%%

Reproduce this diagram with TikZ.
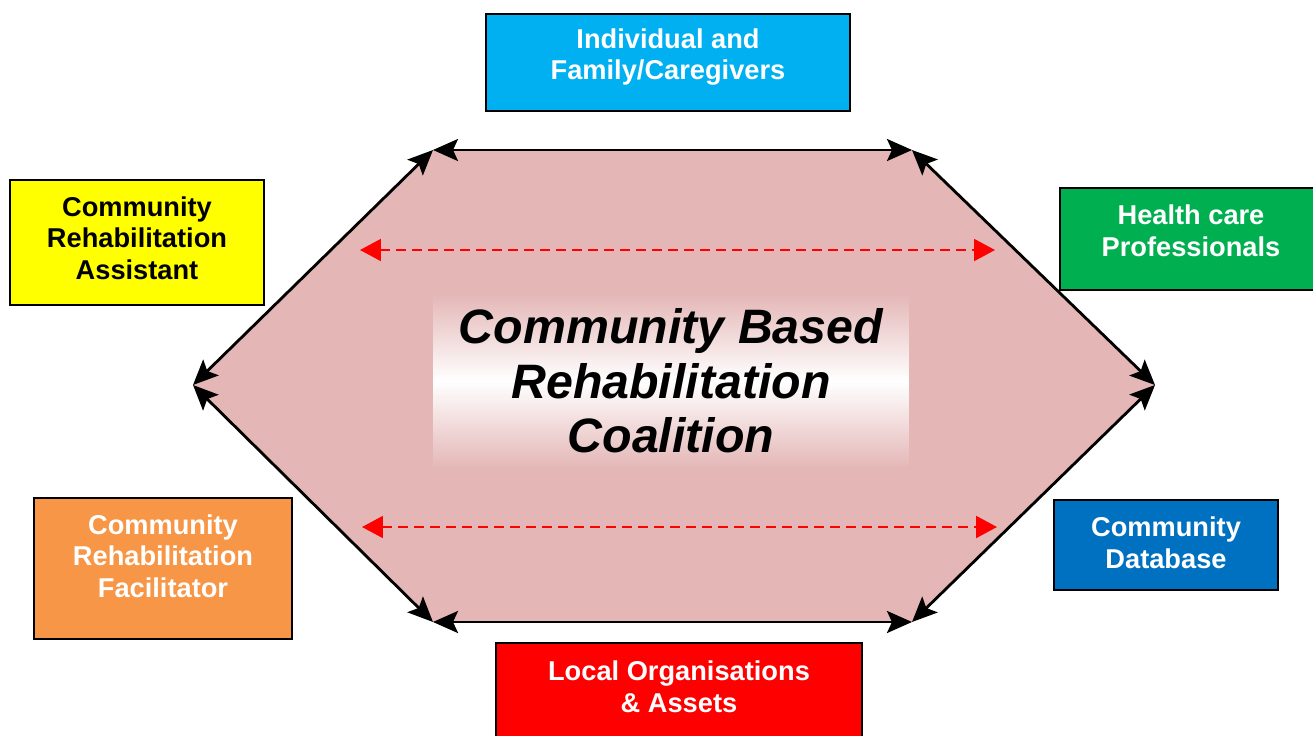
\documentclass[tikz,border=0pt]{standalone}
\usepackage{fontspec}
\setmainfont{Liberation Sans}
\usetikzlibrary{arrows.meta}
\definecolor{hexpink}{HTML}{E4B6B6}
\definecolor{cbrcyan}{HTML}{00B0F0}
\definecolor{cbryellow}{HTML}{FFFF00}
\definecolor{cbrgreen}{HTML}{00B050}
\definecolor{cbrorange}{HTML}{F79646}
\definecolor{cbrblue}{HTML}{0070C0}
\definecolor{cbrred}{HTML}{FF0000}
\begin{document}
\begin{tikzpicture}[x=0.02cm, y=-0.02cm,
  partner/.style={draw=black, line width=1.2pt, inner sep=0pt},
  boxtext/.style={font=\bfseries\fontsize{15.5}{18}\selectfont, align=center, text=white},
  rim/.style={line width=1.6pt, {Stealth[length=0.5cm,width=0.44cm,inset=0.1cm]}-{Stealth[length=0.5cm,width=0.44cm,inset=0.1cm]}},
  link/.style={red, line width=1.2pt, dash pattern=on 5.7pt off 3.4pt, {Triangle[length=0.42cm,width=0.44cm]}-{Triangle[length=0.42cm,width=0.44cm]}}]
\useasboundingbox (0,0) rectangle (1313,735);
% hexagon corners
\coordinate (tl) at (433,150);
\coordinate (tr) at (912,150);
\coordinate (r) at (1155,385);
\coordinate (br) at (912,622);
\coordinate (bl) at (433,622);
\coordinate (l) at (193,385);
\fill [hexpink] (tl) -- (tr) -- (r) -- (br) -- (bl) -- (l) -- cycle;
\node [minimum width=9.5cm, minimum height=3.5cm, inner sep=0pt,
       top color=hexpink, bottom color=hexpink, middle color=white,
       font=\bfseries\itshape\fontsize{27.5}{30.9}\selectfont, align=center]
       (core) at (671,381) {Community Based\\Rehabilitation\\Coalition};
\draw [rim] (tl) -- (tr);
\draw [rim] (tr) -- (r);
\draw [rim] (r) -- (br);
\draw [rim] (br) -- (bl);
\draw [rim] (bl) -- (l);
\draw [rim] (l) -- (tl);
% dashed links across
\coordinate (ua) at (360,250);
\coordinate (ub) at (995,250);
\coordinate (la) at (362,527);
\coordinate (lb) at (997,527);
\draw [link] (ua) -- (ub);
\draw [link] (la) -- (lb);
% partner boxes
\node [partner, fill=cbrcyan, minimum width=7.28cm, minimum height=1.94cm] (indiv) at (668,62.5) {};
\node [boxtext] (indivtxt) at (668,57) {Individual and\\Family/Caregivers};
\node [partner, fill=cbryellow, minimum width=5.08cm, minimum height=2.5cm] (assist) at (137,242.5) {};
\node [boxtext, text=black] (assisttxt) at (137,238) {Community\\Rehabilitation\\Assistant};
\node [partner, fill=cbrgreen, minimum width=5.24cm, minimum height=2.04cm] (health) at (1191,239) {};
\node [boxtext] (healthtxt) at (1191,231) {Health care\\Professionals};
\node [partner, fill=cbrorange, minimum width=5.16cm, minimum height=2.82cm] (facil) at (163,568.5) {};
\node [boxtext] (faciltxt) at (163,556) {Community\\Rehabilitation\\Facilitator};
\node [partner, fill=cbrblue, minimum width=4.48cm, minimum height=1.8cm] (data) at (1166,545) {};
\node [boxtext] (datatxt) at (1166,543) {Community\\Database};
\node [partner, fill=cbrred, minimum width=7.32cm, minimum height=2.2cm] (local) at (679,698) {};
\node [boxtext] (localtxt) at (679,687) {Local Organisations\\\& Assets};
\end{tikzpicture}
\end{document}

%%

◆ EXERCISE DETAILS ◆
Pictures are excluded; copy all other data exactly as shown.

◆ ANSWER TO THE EXERCISE ◆
Reproduce this diagram with TikZ.
\documentclass[tikz,border=0pt]{standalone}
\usepackage{fontspec}
\setmainfont{Liberation Sans}
\usetikzlibrary{arrows.meta}
\definecolor{hexpink}{HTML}{E4B6B6}
\definecolor{cbrcyan}{HTML}{00B0F0}
\definecolor{cbryellow}{HTML}{FFFF00}
\definecolor{cbrgreen}{HTML}{00B050}
\definecolor{cbrorange}{HTML}{F79646}
\definecolor{cbrblue}{HTML}{0070C0}
\definecolor{cbrred}{HTML}{FF0000}
\begin{document}
\begin{tikzpicture}[x=0.02cm, y=-0.02cm,
  partner/.style={draw=black, line width=1.2pt, inner sep=0pt},
  boxtext/.style={font=\bfseries\fontsize{15.5}{18}\selectfont, align=center, text=white},
  rim/.style={line width=1.6pt, {Stealth[length=0.5cm,width=0.44cm,inset=0.1cm]}-{Stealth[length=0.5cm,width=0.44cm,inset=0.1cm]}},
  link/.style={red, line width=1.2pt, dash pattern=on 5.7pt off 3.4pt, {Triangle[length=0.42cm,width=0.44cm]}-{Triangle[length=0.42cm,width=0.44cm]}}]
\useasboundingbox (0,0) rectangle (1313,735);
% hexagon corners
\coordinate (tl) at (433,150);
\coordinate (tr) at (912,150);
\coordinate (r) at (1155,385);
\coordinate (br) at (912,622);
\coordinate (bl) at (433,622);
\coordinate (l) at (193,385);
\fill [hexpink] (tl) -- (tr) -- (r) -- (br) -- (bl) -- (l) -- cycle;
\node [minimum width=9.5cm, minimum height=3.5cm, inner sep=0pt,
       top color=hexpink, bottom color=hexpink, middle color=white,
       font=\bfseries\itshape\fontsize{27.5}{30.9}\selectfont, align=center]
       (core) at (671,381) {Community Based\\Rehabilitation\\Coalition};
\draw [rim] (tl) -- (tr);
\draw [rim] (tr) -- (r);
\draw [rim] (r) -- (br);
\draw [rim] (br) -- (bl);
\draw [rim] (bl) -- (l);
\draw [rim] (l) -- (tl);
% dashed links across
\coordinate (ua) at (360,250);
\coordinate (ub) at (995,250);
\coordinate (la) at (362,527);
\coordinate (lb) at (997,527);
\draw [link] (ua) -- (ub);
\draw [link] (la) -- (lb);
% partner boxes
\node [partner, fill=cbrcyan, minimum width=7.28cm, minimum height=1.94cm] (indiv) at (668,62.5) {};
\node [boxtext] (indivtxt) at (668,57) {Individual and\\Family/Caregivers};
\node [partner, fill=cbryellow, minimum width=5.08cm, minimum height=2.5cm] (assist) at (137,242.5) {};
\node [boxtext, text=black] (assisttxt) at (137,238) {Community\\Rehabilitation\\Assistant};
\node [partner, fill=cbrgreen, minimum width=5.24cm, minimum height=2.04cm] (health) at (1191,239) {};
\node [boxtext] (healthtxt) at (1191,231) {Health care\\Professionals};
\node [partner, fill=cbrorange, minimum width=5.16cm, minimum height=2.82cm] (facil) at (163,568.5) {};
\node [boxtext] (faciltxt) at (163,556) {Community\\Rehabilitation\\Facilitator};
\node [partner, fill=cbrblue, minimum width=4.48cm, minimum height=1.8cm] (data) at (1166,545) {};
\node [boxtext] (datatxt) at (1166,543) {Community\\Database};
\node [partner, fill=cbrred, minimum width=7.32cm, minimum height=2.2cm] (local) at (679,698) {};
\node [boxtext] (localtxt) at (679,687) {Local Organisations\\\& Assets};
\end{tikzpicture}
\end{document}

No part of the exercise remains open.